A Fuzzy Neural Network Approach for Nanomaterials Analysis in Nanoelectronics Under Fuzzy Credibility Information

• Published in: International journal of computational intelligence systems Vol. 18; no. 1; pp. 1 - 23
• Main Authors: Ullah, Ihsan, Abdullah, Saleem, Nawaz, Marya, Ahmadzai, Hameed Gul
• Format: Journal Article
• Language: English
• Published: Dordrecht Springer Netherlands 07.08.2025; Springer Nature B.V; Springer
• Subjects: Artificial Intelligence; Computational Intelligence; Control; Credibility; Decision making; Decision making model; Engineering; Fuzzy credibility neural network; Fuzzy logic; Graphene; Hamacher aggregation operator; Mathematical Logic and Foundations; Mechatronics; Nanoelectronics; Nanomaterial; Nanomaterials; Neural networks; Operators (mathematics); Parameter sensitivity; Robotics; Sensitivity analysis; Decision making model; Fuzzy credibility neural network; Nanomaterial; Hamacher aggregation operator
• ISSN: 1875-6883; 1875-6891; 1875-6883
• DOI: 10.1007/s44196-025-00938-w

Nanomaterials are a key component of nanoelectronics and selecting the most suitable nanomaterial for nanoelectronics remains a significant challenge for companies. The classical decision making process is often difficult and uncertain when identifying the ideal nanomaterial. To address this, we develop a novel decision making model based on a fuzzy credibility neural network with Hamacher aggregation operators. We apply the proposed model to select the most suitable nanomaterial for nanoelectronics. For this purpose, we collect information matrices from three experts regarding various nanomaterials. To analyze these matrices, we use entropy to calculate the weights of each criterion. After determining the weights, we apply fuzzy credibility Hamacher weighted aggregation operators to combine the input signals and their corresponding weights in order to compute the hidden layer information for the nanomaterials. To ensure accurate and reliable results, we apply the fuzzy credibility Hamacher weighted aggregation operator once again to the hidden layer information, aggregating it with the appropriate weights to generate the output layer information.
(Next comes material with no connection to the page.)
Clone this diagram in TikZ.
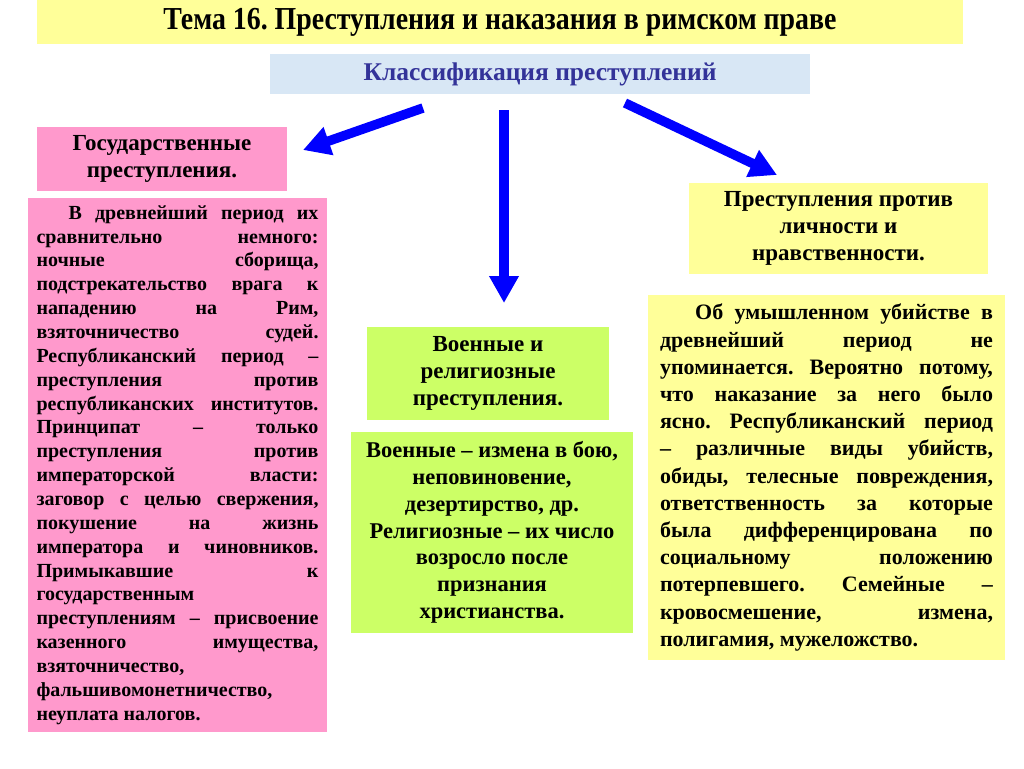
\documentclass[tikz,border=0pt]{standalone}
\usepackage{fontspec}
\setmainfont{Liberation Serif}
\newfontfamily\temafont[FakeStretch=0.87]{Liberation Serif}
\usetikzlibrary{arrows.meta,positioning}
\definecolor{temayellow}{RGB}{255,255,153}
\definecolor{gospink}{RGB}{255,153,204}
\definecolor{voengreen}{RGB}{204,255,102}
\definecolor{klassblue}{RGB}{216,231,245}
\definecolor{klasstext}{RGB}{51,51,153}
\definecolor{arrowblue}{RGB}{0,0,255}
\tikzset{>={Triangle[length=27pt,width=28pt]}}
\tikzset{
  headbox/.style={inner sep=0pt, align=center, font=\bfseries\fontsize{23}{27}\selectfont},
  bodybox/.style={inner sep=0pt, align=justify, font=\bfseries\fontsize{22}{27.2}\selectfont},
  midbox/.style={inner sep=0pt, align=center, font=\bfseries\fontsize{22.5}{26.8}\selectfont},
}
\frenchspacing

\begin{document}
\begin{tikzpicture}[x=1pt,y=-1pt]

\useasboundingbox[fill=white] (0,0) rectangle (1024,768);

\node [fill=temayellow, minimum width=926pt, minimum height=44pt, inner sep=0pt, font=\temafont\bfseries\fontsize{32}{34}\selectfont] (tema) at (500,22) {Тема 16. Преступления и наказания в римском праве};
\node [fill=klassblue, minimum width=540pt, minimum height=40pt, inner sep=0pt, text=klasstext, font=\bfseries\fontsize{25.5}{27}\selectfont] (klass) at (540,74) {Классификация преступлений};

\node [headbox, fill=gospink, minimum width=250pt, minimum height=64pt] (gos) at (162,159) {Государственные\\преступления.};
\node [bodybox, fill=gospink, minimum width=299pt, minimum height=534pt, text width=282pt, font=\bfseries\fontsize{20}{23.86}\selectfont] (gostext) at (177.5,465) {\hspace*{1.6em}В древнейший период их\linebreak сравнительно немного:\linebreak ночные сборища,\linebreak подстрекательство врага к\linebreak нападению на Рим,\linebreak взяточничество судей.\linebreak Республиканский период –\linebreak преступления против\linebreak республиканских институтов.\linebreak Принципат – только\linebreak преступления против\linebreak императорской власти:\linebreak заговор с целью свержения,\linebreak покушение на жизнь\linebreak императора и чиновников.\linebreak Примыкавшие к\linebreak государственным\linebreak преступлениям – присвоение\linebreak казенного имущества,\linebreak взяточничество,\linebreak фальшивомонетничество,\linebreak неуплата налогов.};

\node [headbox, fill=voengreen, minimum width=242pt, minimum height=93pt] (voen) at (488,373.5) {Военные и\\религиозные\\преступления.};
\node [midbox, fill=voengreen, minimum width=282pt, minimum height=201pt] (voentext) at (492,532.5) {Военные – измена в бою,\\неповиновение,\\дезертирство, др.\\Религиозные – их число\\возросло после\\признания\\христианства.};

\node [headbox, fill=temayellow, minimum width=299pt, minimum height=91pt] (lich) at (838.5,228.5) {Преступления против\\личности и\\нравственности.};
\node [bodybox, fill=temayellow, minimum width=357pt, minimum height=365pt, text width=333pt] (lichtext) at (826.5,477.5) {\hspace*{1.6em}Об умышленном убийстве в\linebreak древнейший период не\linebreak упоминается. Вероятно потому,\linebreak что наказание за него было\linebreak ясно. Республиканский период\linebreak – различные виды убийств,\linebreak обиды, телесные повреждения,\linebreak ответственность за которые\linebreak была дифференцирована по\linebreak социальному положению\linebreak потерпевшего. Семейные –\linebreak кровосмешение, измена,\linebreak полигамия, мужеложство.};

\coordinate (l0) at (423,108);
\coordinate (l1) at (303,150);
\coordinate (m0) at (504,110);
\coordinate (m1) at (504,303);
\coordinate (r0) at (625,103);
\coordinate (r1) at (777,175);

\begin{scope}[line width=9.5pt, arrowblue]
\draw[->] (l0) to (l1);
\draw[->] (m0) to (m1);
\draw[->] (r0) to (r1);
\end{scope}

\end{tikzpicture}
\end{document}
Next, we use a score function based on fuzzy credibility numbers to calculate the score values of the output information. After this, we apply three activation functions to compute the final output of the proposed model. Based on the results, graphene is identified as the best nanomaterial for nanoelectronics. Furthermore, we perform a sensitivity analysis of the proposed model by varying the Hamacher parameter. To confirm the effectiveness and accuracy of the proposed approach, we finally validate the results using three well-known MCDM methods.